**TO BE DONE**.
Copy, exactly as written, the lines that begin at the one containing "Generate a component" and end at the one containing "Chart.register(...registerables);". Skip any pictures in the data below.

**RECORDS SHOWN**.
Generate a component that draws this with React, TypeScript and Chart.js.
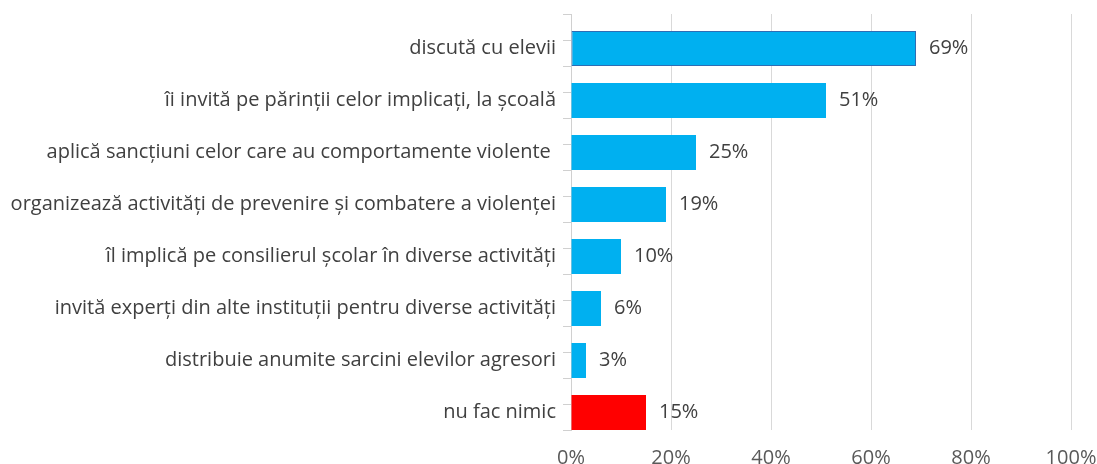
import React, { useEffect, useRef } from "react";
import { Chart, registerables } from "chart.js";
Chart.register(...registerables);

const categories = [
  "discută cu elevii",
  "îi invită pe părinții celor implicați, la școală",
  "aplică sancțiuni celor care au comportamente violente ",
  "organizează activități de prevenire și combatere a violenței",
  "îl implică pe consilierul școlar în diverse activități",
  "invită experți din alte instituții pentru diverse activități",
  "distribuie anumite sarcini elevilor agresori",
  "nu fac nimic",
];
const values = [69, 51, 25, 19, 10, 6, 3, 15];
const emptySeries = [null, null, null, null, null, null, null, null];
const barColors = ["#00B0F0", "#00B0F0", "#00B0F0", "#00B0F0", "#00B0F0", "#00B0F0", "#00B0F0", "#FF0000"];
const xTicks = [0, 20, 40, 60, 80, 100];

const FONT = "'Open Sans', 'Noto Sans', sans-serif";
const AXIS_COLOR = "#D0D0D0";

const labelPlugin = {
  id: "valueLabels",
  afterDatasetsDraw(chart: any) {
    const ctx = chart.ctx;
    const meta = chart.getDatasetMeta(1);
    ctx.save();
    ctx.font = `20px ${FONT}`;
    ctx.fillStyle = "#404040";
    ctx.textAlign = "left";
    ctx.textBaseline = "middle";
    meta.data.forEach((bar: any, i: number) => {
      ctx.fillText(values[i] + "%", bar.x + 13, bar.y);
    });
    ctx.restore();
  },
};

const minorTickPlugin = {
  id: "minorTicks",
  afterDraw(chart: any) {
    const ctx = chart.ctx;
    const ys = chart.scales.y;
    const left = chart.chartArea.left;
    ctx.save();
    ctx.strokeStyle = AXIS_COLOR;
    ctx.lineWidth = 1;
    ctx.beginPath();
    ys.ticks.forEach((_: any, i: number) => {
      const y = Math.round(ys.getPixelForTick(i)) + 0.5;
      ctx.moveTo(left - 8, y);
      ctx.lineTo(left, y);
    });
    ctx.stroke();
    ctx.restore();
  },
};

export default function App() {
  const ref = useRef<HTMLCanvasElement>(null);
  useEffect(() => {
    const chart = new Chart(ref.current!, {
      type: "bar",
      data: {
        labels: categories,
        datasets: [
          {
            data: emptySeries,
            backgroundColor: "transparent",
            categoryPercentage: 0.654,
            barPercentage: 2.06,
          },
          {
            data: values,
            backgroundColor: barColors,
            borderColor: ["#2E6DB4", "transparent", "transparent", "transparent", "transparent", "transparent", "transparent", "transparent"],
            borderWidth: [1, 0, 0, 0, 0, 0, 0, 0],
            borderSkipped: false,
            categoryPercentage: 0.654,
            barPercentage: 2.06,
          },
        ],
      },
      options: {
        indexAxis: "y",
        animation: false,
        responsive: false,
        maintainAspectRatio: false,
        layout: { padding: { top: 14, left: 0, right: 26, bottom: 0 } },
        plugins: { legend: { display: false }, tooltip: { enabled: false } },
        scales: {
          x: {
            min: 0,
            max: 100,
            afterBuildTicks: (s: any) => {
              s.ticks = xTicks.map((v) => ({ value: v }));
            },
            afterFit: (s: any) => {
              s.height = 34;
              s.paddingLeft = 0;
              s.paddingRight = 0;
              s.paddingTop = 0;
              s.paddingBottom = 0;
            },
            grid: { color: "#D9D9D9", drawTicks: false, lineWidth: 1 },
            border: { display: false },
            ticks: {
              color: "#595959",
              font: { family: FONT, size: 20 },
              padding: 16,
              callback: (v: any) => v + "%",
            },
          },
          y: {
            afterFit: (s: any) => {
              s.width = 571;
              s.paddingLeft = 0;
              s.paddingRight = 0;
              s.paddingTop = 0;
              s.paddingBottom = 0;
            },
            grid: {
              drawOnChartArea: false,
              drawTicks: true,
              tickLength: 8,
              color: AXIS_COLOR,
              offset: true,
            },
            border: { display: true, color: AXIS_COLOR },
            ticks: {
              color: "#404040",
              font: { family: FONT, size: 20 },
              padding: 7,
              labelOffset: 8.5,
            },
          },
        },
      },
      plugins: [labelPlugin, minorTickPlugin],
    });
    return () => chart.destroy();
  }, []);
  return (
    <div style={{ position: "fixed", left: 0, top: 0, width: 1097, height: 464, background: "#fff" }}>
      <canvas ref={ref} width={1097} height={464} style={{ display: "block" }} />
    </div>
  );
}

* * *

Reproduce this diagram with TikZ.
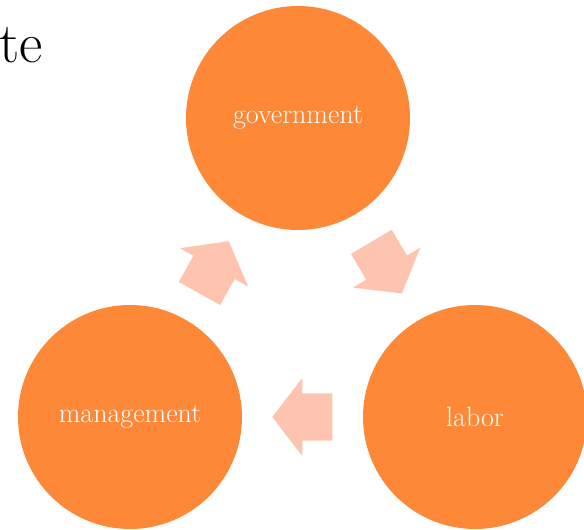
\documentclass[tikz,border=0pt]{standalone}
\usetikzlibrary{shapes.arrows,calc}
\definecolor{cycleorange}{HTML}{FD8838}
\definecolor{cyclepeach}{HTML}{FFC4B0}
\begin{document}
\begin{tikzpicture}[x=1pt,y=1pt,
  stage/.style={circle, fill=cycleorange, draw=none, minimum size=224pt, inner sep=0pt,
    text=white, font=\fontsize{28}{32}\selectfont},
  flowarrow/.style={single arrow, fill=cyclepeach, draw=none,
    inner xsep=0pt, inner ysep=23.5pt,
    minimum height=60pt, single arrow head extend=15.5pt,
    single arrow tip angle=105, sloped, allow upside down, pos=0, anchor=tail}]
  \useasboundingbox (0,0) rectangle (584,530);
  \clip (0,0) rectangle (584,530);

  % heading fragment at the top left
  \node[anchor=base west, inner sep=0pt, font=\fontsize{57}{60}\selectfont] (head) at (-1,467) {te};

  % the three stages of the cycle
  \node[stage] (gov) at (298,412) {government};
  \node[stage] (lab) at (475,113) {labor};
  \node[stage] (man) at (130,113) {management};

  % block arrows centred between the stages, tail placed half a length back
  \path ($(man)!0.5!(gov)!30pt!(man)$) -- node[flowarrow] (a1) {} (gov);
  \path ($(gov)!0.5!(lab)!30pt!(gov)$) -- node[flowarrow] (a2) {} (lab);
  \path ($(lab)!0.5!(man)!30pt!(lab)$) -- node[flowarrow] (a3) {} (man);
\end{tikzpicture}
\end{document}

==

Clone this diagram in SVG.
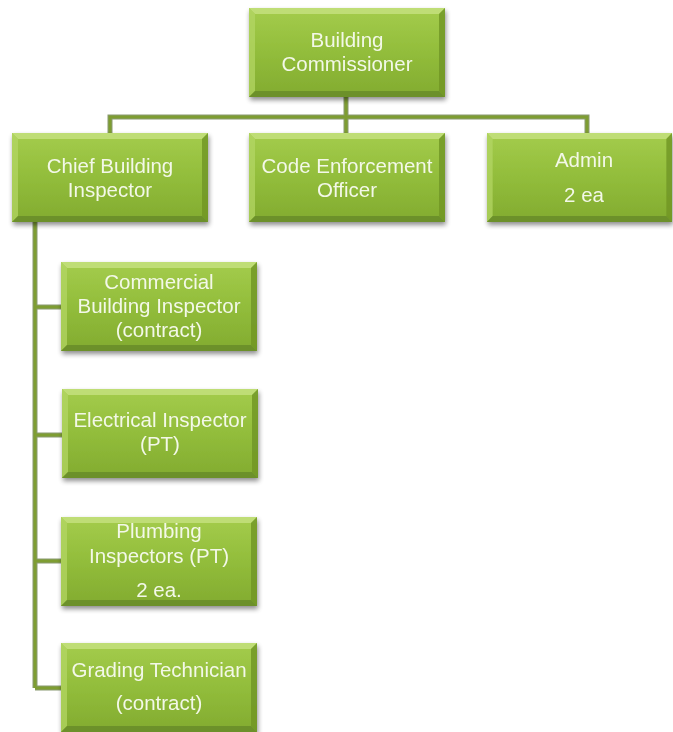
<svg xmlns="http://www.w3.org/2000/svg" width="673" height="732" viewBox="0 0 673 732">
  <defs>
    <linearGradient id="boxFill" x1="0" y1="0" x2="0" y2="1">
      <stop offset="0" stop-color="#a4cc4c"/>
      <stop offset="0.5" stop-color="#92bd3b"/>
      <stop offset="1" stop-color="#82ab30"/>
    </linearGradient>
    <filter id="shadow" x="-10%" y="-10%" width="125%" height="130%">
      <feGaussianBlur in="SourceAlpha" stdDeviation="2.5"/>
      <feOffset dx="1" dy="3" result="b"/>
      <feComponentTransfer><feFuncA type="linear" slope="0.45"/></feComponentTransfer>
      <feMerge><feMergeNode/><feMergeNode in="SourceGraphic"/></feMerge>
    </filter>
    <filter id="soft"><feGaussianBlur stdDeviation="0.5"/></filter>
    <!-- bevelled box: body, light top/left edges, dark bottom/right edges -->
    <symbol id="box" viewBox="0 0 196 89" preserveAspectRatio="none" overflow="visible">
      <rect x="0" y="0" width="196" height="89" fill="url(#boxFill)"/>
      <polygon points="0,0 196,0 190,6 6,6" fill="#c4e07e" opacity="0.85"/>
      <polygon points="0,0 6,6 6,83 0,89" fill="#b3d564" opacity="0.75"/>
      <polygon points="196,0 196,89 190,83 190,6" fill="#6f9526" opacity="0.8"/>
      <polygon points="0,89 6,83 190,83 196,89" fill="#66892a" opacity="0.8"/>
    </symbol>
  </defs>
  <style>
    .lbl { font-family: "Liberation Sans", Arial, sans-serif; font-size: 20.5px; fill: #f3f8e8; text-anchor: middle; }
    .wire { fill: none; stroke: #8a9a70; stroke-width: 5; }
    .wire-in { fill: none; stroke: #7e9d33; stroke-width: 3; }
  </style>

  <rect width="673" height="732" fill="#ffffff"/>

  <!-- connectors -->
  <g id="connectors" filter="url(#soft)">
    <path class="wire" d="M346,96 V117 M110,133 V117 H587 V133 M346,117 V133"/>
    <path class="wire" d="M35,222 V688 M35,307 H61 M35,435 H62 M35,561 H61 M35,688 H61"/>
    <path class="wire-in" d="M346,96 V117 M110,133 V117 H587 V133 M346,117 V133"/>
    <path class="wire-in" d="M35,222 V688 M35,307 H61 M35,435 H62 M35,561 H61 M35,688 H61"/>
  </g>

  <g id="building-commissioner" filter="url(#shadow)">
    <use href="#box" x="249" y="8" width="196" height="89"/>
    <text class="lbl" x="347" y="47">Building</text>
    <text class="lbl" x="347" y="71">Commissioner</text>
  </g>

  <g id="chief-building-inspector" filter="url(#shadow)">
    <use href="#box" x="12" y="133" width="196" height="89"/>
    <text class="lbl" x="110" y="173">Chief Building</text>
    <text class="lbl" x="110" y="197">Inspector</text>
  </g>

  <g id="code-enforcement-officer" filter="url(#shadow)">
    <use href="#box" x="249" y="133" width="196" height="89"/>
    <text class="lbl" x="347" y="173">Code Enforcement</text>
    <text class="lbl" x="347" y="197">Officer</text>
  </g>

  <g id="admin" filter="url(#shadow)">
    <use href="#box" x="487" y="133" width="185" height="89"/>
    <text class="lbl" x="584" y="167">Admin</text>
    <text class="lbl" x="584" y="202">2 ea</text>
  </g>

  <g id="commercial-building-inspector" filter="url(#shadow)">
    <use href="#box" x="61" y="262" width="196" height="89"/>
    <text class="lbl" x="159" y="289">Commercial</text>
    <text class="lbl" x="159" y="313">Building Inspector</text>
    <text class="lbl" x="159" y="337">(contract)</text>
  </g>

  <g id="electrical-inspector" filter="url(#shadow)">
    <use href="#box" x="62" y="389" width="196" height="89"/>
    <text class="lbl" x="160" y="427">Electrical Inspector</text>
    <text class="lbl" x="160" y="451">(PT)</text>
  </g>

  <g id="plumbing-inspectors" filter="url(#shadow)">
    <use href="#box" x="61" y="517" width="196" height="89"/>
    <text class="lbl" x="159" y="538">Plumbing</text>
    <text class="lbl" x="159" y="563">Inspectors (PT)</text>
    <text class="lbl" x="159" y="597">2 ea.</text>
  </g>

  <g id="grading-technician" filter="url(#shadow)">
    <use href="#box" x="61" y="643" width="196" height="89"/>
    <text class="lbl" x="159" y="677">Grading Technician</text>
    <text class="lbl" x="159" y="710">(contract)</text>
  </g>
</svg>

**OUTPUT FOR THIS EXERCISE**.
Generate a component that draws this with React, TypeScript and Chart.js.
import React, { useEffect, useRef } from "react";
import { Chart, registerables } from "chart.js";
Chart.register(...registerables);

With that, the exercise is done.